"""
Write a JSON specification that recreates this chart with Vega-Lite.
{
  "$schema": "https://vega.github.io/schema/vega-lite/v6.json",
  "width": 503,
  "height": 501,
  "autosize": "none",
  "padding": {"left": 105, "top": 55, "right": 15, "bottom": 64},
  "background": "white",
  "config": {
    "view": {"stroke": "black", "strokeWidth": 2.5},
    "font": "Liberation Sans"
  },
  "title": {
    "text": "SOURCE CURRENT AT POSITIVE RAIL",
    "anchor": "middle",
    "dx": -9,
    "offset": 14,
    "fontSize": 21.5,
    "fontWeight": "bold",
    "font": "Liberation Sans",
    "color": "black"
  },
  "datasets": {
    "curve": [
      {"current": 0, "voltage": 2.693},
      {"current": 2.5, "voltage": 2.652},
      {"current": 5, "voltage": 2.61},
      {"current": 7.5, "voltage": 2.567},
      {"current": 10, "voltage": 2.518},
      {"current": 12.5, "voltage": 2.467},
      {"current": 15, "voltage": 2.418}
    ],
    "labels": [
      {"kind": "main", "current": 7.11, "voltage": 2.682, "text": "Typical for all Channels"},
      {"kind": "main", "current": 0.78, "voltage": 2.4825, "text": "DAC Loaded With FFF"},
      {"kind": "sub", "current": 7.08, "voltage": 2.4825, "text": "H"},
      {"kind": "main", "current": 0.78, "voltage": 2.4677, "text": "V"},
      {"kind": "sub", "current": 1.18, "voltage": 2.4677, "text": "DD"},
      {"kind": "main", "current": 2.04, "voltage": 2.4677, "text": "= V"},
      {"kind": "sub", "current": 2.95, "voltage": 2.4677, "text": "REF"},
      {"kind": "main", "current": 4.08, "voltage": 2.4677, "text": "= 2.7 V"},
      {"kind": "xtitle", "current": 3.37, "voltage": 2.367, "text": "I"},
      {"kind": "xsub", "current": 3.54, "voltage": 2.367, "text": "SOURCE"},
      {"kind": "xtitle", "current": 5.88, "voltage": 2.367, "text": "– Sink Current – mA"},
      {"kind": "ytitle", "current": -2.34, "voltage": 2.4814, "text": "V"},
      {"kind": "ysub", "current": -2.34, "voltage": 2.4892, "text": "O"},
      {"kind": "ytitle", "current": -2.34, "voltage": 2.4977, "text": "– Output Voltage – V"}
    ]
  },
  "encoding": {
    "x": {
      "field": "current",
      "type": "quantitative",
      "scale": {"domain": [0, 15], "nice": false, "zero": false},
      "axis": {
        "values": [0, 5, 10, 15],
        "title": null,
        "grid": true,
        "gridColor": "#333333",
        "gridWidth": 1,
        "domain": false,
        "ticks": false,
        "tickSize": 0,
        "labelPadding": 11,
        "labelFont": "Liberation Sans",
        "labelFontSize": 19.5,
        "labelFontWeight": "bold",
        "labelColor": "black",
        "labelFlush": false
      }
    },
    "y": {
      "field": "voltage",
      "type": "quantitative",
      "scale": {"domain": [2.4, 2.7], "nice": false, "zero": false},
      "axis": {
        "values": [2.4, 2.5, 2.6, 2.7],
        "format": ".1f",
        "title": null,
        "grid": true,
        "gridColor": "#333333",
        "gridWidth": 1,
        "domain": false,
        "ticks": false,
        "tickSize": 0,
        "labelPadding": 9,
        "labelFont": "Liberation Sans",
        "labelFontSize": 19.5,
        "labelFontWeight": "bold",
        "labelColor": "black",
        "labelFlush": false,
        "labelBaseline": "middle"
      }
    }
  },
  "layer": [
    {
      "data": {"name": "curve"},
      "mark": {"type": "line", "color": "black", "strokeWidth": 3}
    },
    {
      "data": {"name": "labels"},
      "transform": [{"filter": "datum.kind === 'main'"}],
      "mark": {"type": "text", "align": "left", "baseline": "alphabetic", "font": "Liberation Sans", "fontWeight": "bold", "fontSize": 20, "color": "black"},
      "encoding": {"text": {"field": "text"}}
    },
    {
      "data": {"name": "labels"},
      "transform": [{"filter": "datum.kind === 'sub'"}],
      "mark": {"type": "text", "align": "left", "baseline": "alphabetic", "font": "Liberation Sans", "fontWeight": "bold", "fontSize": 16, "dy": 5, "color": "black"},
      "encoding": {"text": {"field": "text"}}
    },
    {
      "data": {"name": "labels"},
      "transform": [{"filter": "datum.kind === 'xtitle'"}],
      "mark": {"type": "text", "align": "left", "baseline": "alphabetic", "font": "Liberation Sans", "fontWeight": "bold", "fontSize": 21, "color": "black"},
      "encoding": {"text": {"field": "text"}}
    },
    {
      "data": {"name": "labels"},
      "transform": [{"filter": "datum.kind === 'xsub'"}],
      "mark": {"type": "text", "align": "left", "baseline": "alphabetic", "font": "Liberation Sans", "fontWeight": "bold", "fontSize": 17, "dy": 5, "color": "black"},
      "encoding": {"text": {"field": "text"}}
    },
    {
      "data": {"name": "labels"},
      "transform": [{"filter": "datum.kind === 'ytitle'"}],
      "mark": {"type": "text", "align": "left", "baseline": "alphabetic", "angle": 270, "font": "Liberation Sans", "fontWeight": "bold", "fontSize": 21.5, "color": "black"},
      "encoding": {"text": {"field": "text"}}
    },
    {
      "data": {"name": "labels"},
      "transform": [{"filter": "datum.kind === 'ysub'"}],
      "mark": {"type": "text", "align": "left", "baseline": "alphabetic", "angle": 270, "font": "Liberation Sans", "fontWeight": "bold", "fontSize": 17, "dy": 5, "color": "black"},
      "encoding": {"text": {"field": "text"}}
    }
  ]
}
"""
Set problem>
Reproduce the full listing exactly.

Final result>
Write a JSON specification that recreates this chart with Vega-Lite.
{
  "$schema": "https://vega.github.io/schema/vega-lite/v6.json",
  "width": 503,
  "height": 501,
  "autosize": "none",
  "padding": {"left": 105, "top": 55, "right": 15, "bottom": 64},
  "background": "white",
  "config": {
    "view": {"stroke": "black", "strokeWidth": 2.5},
    "font": "Liberation Sans"
  },
  "title": {
    "text": "SOURCE CURRENT AT POSITIVE RAIL",
    "anchor": "middle",
    "dx": -9,
    "offset": 14,
    "fontSize": 21.5,
    "fontWeight": "bold",
    "font": "Liberation Sans",
    "color": "black"
  },
  "datasets": {
    "curve": [
      {"current": 0, "voltage": 2.693},
      {"current": 2.5, "voltage": 2.652},
      {"current": 5, "voltage": 2.61},
      {"current": 7.5, "voltage": 2.567},
      {"current": 10, "voltage": 2.518},
      {"current": 12.5, "voltage": 2.467},
      {"current": 15, "voltage": 2.418}
    ],
    "labels": [
      {"kind": "main", "current": 7.11, "voltage": 2.682, "text": "Typical for all Channels"},
      {"kind": "main", "current": 0.78, "voltage": 2.4825, "text": "DAC Loaded With FFF"},
      {"kind": "sub", "current": 7.08, "voltage": 2.4825, "text": "H"},
      {"kind": "main", "current": 0.78, "voltage": 2.4677, "text": "V"},
      {"kind": "sub", "current": 1.18, "voltage": 2.4677, "text": "DD"},
      {"kind": "main", "current": 2.04, "voltage": 2.4677, "text": "= V"},
      {"kind": "sub", "current": 2.95, "voltage": 2.4677, "text": "REF"},
      {"kind": "main", "current": 4.08, "voltage": 2.4677, "text": "= 2.7 V"},
      {"kind": "xtitle", "current": 3.37, "voltage": 2.367, "text": "I"},
      {"kind": "xsub", "current": 3.54, "voltage": 2.367, "text": "SOURCE"},
      {"kind": "xtitle", "current": 5.88, "voltage": 2.367, "text": "– Sink Current – mA"},
      {"kind": "ytitle", "current": -2.34, "voltage": 2.4814, "text": "V"},
      {"kind": "ysub", "current": -2.34, "voltage": 2.4892, "text": "O"},
      {"kind": "ytitle", "current": -2.34, "voltage": 2.4977, "text": "– Output Voltage – V"}
    ]
  },
  "encoding": {
    "x": {
      "field": "current",
      "type": "quantitative",
      "scale": {"domain": [0, 15], "nice": false, "zero": false},
      "axis": {
        "values": [0, 5, 10, 15],
        "title": null,
        "grid": true,
        "gridColor": "#333333",
        "gridWidth": 1,
        "domain": false,
        "ticks": false,
        "tickSize": 0,
        "labelPadding": 11,
        "labelFont": "Liberation Sans",
        "labelFontSize": 19.5,
        "labelFontWeight": "bold",
        "labelColor": "black",
        "labelFlush": false
      }
    },
    "y": {
      "field": "voltage",
      "type": "quantitative",
      "scale": {"domain": [2.4, 2.7], "nice": false, "zero": false},
      "axis": {
        "values": [2.4, 2.5, 2.6, 2.7],
        "format": ".1f",
        "title": null,
        "grid": true,
        "gridColor": "#333333",
        "gridWidth": 1,
        "domain": false,
        "ticks": false,
        "tickSize": 0,
        "labelPadding": 9,
        "labelFont": "Liberation Sans",
        "labelFontSize": 19.5,
        "labelFontWeight": "bold",
        "labelColor": "black",
        "labelFlush": false,
        "labelBaseline": "middle"
      }
    }
  },
  "layer": [
    {
      "data": {"name": "curve"},
      "mark": {"type": "line", "color": "black", "strokeWidth": 3}
    },
    {
      "data": {"name": "labels"},
      "transform": [{"filter": "datum.kind === 'main'"}],
      "mark": {"type": "text", "align": "left", "baseline": "alphabetic", "font": "Liberation Sans", "fontWeight": "bold", "fontSize": 20, "color": "black"},
      "encoding": {"text": {"field": "text"}}
    },
    {
      "data": {"name": "labels"},
      "transform": [{"filter": "datum.kind === 'sub'"}],
      "mark": {"type": "text", "align": "left", "baseline": "alphabetic", "font": "Liberation Sans", "fontWeight": "bold", "fontSize": 16, "dy": 5, "color": "black"},
      "encoding": {"text": {"field": "text"}}
    },
    {
      "data": {"name": "labels"},
      "transform": [{"filter": "datum.kind === 'xtitle'"}],
      "mark": {"type": "text", "align": "left", "baseline": "alphabetic", "font": "Liberation Sans", "fontWeight": "bold", "fontSize": 21, "color": "black"},
      "encoding": {"text": {"field": "text"}}
    },
    {
      "data": {"name": "labels"},
      "transform": [{"filter": "datum.kind === 'xsub'"}],
      "mark": {"type": "text", "align": "left", "baseline": "alphabetic", "font": "Liberation Sans", "fontWeight": "bold", "fontSize": 17, "dy": 5, "color": "black"},
      "encoding": {"text": {"field": "text"}}
    },
    {
      "data": {"name": "labels"},
      "transform": [{"filter": "datum.kind === 'ytitle'"}],
      "mark": {"type": "text", "align": "left", "baseline": "alphabetic", "angle": 270, "font": "Liberation Sans", "fontWeight": "bold", "fontSize": 21.5, "color": "black"},
      "encoding": {"text": {"field": "text"}}
    },
    {
      "data": {"name": "labels"},
      "transform": [{"filter": "datum.kind === 'ysub'"}],
      "mark": {"type": "text", "align": "left", "baseline": "alphabetic", "angle": 270, "font": "Liberation Sans", "fontWeight": "bold", "fontSize": 17, "dy": 5, "color": "black"},
      "encoding": {"text": {"field": "text"}}
    }
  ]
}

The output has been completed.